Leaving out every picture, retype the lines below from the top through the one that contains "64.6, 64.4, 63.1]".

§ §

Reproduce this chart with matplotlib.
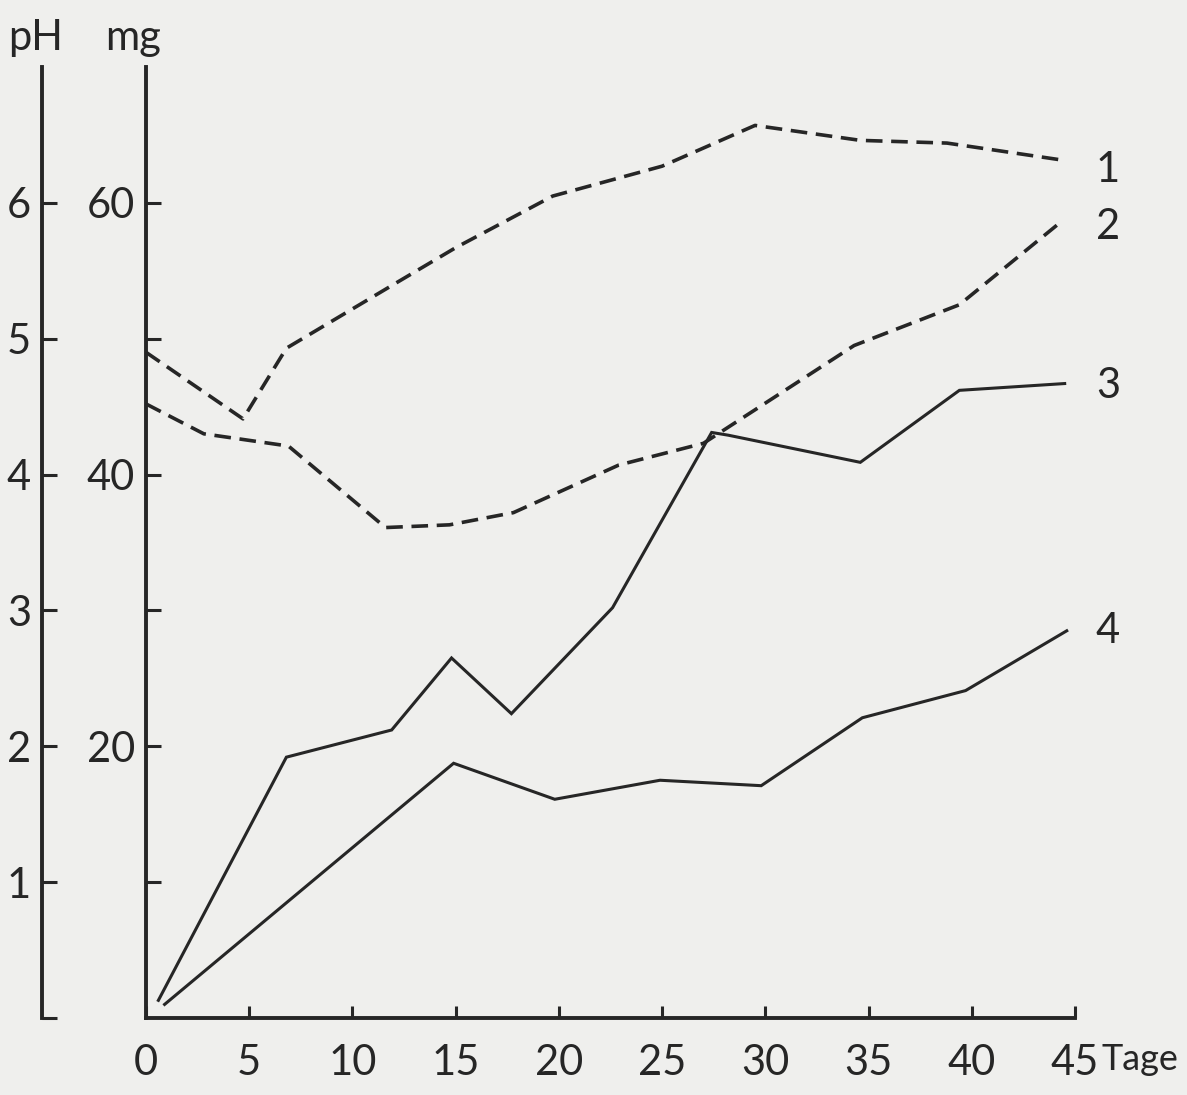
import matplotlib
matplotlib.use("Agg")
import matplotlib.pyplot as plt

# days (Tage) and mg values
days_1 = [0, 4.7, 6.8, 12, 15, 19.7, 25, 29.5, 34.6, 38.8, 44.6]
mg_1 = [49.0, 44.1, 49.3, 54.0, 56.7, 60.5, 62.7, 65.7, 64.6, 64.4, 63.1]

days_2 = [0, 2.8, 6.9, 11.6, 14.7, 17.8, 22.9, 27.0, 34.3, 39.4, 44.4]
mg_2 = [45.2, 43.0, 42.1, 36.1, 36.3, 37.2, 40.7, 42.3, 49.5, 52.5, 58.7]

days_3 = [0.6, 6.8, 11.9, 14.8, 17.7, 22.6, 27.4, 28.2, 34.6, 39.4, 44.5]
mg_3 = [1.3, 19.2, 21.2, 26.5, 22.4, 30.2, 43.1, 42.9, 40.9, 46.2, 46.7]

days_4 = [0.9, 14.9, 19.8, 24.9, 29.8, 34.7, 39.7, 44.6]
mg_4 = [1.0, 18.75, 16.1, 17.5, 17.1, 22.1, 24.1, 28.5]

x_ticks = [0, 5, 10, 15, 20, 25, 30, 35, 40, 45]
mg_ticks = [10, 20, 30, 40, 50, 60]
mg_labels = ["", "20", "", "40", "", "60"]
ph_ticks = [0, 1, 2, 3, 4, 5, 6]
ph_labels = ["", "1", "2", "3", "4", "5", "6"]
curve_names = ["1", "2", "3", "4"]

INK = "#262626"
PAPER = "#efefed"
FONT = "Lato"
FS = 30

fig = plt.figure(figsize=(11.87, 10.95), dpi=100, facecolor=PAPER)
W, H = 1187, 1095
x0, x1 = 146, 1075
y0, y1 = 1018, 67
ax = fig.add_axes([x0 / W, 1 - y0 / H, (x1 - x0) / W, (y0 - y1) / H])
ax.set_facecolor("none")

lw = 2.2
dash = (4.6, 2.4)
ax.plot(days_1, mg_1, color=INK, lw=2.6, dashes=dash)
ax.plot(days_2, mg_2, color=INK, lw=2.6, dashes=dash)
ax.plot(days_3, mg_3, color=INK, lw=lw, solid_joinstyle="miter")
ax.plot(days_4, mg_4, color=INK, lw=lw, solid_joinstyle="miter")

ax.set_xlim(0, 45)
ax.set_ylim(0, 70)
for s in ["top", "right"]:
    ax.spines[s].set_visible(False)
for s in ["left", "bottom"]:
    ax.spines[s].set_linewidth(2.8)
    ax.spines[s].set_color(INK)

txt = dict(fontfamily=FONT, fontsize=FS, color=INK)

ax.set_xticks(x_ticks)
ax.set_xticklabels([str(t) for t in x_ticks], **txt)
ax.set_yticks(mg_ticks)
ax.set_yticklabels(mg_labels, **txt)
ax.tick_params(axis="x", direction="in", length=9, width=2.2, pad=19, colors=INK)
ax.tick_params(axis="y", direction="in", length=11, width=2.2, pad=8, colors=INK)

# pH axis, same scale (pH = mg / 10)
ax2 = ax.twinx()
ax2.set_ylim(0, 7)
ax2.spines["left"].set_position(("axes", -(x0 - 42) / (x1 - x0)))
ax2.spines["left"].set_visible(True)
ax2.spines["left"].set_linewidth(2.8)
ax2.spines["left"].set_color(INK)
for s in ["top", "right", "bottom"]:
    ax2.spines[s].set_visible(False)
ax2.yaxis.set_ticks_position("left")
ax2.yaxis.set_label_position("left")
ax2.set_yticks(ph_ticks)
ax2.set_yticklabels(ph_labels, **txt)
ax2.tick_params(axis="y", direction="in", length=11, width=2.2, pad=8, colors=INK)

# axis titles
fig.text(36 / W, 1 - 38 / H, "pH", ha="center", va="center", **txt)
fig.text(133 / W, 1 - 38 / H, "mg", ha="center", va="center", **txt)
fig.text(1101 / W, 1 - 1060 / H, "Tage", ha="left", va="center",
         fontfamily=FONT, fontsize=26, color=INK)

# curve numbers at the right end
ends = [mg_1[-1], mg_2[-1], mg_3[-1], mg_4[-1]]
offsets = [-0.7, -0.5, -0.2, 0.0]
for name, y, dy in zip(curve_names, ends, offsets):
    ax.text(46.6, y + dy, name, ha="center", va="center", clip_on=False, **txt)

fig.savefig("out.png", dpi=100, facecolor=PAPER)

§ §

ANSWER TO THIS EXERCISE:
Reproduce this chart with matplotlib.
import matplotlib
matplotlib.use("Agg")
import matplotlib.pyplot as plt

# days (Tage) and mg values
days_1 = [0, 4.7, 6.8, 12, 15, 19.7, 25, 29.5, 34.6, 38.8, 44.6]
mg_1 = [49.0, 44.1, 49.3, 54.0, 56.7, 60.5, 62.7, 65.7, 64.6, 64.4, 63.1]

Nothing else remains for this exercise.